● **Exercise description**: Take each line containing "standalone" and report it exactly as written.

● **Charts and diagrams as code**:
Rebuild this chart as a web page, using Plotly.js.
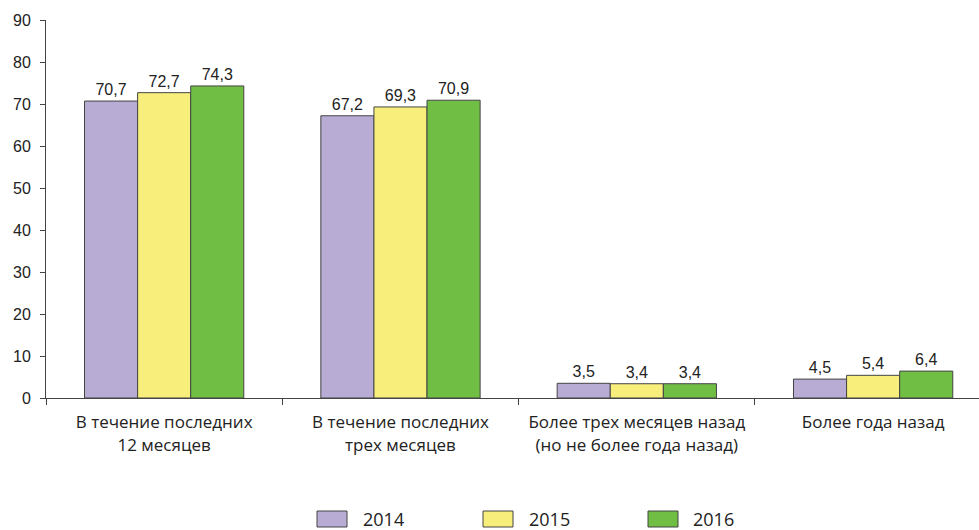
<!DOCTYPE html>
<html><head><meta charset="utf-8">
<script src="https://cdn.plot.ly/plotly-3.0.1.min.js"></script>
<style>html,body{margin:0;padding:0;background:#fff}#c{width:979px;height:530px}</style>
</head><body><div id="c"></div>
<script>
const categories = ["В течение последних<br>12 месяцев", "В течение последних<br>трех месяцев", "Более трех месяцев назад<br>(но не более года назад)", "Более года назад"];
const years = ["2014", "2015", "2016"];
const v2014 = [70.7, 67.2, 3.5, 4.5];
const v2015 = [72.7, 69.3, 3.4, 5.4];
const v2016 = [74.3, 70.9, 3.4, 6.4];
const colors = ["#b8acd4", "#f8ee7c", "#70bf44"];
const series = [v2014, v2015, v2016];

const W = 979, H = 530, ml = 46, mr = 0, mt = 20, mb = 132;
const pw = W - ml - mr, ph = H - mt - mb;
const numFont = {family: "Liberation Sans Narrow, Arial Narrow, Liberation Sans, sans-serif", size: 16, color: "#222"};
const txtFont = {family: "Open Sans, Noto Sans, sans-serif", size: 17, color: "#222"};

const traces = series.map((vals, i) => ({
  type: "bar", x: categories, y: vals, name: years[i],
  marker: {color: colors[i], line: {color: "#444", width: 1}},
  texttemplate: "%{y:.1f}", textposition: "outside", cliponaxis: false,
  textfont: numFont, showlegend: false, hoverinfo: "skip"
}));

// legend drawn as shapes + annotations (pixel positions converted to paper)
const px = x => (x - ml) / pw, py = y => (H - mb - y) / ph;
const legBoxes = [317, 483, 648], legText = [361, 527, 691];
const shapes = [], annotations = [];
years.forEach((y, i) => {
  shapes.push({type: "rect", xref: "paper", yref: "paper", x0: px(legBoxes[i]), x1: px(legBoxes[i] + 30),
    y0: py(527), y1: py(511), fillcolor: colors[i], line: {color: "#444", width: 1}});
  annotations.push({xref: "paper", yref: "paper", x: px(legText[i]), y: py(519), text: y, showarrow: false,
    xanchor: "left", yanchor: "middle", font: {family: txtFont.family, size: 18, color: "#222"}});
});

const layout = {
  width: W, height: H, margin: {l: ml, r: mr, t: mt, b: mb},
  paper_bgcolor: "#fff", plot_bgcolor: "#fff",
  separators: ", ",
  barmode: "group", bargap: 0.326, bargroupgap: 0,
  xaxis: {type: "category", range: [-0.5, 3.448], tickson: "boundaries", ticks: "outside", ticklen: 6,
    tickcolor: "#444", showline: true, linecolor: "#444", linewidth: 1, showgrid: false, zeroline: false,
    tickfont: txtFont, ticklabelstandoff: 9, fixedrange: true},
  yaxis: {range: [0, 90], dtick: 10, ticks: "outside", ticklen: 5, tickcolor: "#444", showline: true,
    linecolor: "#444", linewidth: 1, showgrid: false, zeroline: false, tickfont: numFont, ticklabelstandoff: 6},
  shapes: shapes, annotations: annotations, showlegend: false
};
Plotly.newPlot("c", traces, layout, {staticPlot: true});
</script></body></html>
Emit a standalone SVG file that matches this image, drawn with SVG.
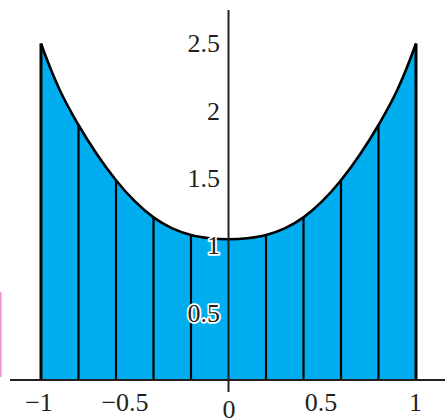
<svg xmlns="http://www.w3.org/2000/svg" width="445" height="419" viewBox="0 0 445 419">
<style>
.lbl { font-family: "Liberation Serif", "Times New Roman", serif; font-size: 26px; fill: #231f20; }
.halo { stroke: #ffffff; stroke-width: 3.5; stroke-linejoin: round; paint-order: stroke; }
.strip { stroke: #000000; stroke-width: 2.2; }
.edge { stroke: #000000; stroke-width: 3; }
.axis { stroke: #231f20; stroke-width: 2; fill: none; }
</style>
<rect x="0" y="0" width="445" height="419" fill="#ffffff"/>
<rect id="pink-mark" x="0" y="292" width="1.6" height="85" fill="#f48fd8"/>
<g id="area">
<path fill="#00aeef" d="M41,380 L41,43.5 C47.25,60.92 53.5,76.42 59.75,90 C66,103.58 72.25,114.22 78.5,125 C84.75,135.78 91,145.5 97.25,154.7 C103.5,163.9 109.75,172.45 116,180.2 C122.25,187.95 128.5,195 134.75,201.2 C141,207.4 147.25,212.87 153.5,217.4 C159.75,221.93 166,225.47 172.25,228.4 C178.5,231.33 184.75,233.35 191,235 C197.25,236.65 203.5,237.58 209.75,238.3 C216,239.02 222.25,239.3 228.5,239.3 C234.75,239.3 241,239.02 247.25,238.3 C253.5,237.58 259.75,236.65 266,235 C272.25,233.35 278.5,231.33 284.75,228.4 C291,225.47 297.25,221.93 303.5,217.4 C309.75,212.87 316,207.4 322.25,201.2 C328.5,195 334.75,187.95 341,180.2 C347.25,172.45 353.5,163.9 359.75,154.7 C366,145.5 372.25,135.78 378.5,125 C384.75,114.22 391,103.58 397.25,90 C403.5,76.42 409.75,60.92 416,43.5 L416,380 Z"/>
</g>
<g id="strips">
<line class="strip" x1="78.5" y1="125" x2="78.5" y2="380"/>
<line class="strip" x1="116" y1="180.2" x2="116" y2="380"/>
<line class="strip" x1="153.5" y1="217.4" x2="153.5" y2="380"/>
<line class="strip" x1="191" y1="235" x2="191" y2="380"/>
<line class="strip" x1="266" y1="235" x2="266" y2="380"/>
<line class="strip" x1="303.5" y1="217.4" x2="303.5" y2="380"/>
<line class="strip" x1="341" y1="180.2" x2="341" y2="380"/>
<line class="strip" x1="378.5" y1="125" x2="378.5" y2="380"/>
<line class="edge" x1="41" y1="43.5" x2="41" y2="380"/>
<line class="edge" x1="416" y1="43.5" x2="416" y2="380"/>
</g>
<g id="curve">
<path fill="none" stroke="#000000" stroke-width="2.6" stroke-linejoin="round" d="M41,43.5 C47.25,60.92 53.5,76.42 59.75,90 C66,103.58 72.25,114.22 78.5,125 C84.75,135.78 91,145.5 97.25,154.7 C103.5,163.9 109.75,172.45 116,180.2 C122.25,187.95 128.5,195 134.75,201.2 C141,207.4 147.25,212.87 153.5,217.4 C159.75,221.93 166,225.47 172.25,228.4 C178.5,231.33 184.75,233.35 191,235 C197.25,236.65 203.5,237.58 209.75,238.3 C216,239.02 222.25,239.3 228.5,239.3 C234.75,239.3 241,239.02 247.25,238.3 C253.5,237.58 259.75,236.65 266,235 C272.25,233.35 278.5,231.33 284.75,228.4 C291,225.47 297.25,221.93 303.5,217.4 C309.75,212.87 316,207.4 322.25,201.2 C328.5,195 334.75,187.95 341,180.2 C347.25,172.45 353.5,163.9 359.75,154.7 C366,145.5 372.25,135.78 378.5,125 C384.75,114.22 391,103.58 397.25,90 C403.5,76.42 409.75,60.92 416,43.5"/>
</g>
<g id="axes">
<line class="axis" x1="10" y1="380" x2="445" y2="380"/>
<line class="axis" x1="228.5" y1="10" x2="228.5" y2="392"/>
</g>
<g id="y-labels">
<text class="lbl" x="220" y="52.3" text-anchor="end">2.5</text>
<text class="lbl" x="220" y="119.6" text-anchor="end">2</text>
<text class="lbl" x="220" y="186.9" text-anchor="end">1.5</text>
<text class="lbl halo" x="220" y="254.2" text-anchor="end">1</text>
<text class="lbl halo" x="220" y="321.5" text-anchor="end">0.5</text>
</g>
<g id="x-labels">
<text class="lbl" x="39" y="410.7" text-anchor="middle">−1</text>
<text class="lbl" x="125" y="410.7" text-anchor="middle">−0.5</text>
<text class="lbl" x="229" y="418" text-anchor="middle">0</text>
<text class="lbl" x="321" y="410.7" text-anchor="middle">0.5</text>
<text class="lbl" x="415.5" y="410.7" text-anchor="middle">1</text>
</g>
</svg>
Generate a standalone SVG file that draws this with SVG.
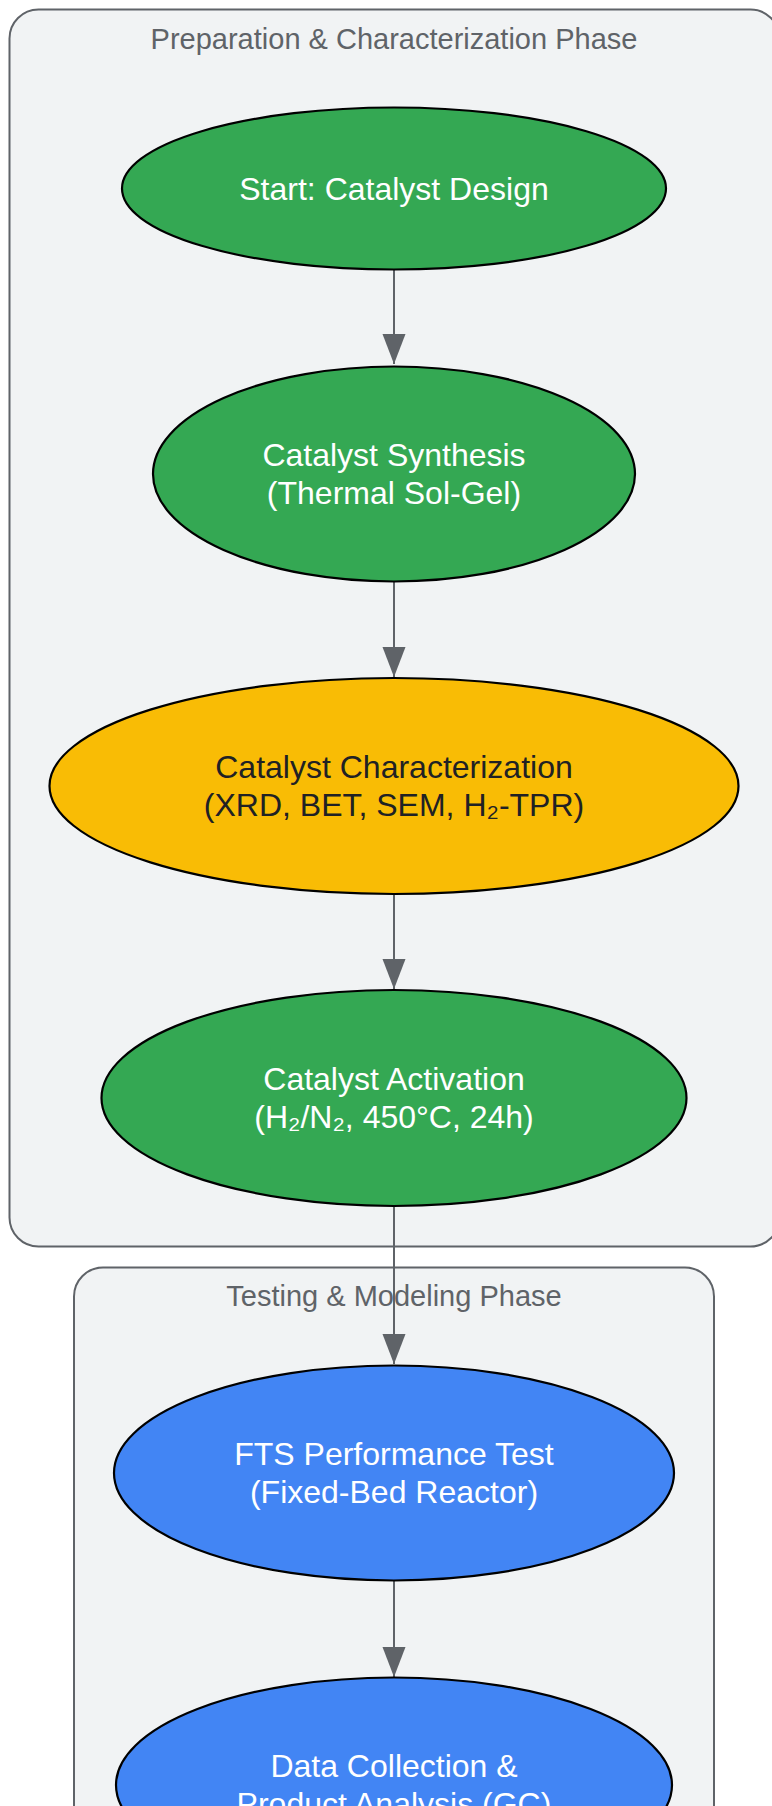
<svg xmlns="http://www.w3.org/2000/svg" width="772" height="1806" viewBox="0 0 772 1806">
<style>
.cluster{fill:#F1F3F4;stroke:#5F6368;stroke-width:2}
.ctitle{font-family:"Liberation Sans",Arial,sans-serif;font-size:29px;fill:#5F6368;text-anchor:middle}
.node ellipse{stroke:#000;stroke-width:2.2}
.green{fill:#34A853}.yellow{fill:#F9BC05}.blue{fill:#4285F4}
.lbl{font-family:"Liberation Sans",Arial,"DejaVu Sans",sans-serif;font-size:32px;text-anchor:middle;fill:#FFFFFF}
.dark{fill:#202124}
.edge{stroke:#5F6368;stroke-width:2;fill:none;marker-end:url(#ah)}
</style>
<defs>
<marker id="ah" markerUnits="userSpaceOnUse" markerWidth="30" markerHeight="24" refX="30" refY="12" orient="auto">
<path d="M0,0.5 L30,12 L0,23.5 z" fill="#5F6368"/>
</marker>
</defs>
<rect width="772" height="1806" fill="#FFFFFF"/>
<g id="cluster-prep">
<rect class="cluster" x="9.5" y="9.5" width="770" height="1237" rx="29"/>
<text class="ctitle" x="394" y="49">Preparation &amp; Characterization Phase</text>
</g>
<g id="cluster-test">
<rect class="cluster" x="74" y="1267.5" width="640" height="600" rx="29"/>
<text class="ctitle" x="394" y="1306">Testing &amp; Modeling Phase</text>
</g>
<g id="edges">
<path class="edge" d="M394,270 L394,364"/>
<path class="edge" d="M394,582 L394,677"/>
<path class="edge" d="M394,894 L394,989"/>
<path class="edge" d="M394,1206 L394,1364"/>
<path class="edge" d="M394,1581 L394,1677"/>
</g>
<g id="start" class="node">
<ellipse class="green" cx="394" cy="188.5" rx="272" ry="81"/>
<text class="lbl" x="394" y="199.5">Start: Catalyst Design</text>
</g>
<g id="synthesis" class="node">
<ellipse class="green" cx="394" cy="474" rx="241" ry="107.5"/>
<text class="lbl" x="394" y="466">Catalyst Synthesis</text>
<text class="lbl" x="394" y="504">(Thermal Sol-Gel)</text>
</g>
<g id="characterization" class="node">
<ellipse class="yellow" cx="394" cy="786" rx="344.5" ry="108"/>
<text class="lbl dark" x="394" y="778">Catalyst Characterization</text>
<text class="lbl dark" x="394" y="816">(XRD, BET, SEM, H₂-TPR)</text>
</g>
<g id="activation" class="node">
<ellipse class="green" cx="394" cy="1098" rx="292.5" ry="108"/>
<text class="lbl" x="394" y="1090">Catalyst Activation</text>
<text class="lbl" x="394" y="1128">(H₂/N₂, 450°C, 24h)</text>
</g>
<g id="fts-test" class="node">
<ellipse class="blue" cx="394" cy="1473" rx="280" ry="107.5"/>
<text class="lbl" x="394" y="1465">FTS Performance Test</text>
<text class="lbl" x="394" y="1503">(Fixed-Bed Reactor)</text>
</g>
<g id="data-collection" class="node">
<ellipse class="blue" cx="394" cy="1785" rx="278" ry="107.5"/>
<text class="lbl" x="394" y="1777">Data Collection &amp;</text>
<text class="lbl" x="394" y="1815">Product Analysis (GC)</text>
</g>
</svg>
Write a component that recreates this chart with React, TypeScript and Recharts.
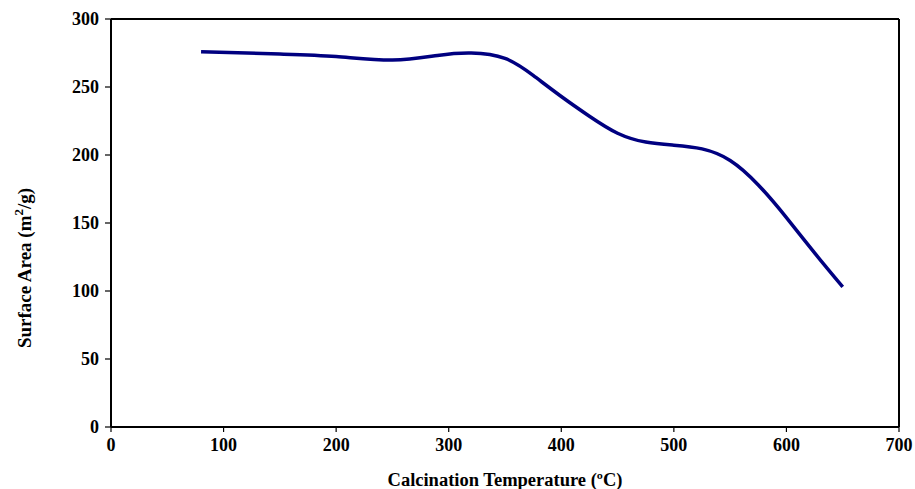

● **Task solution**:
Emit a standalone SVG file that matches this image, drawn with SVG.
Generate a standalone SVG file that draws this with SVG.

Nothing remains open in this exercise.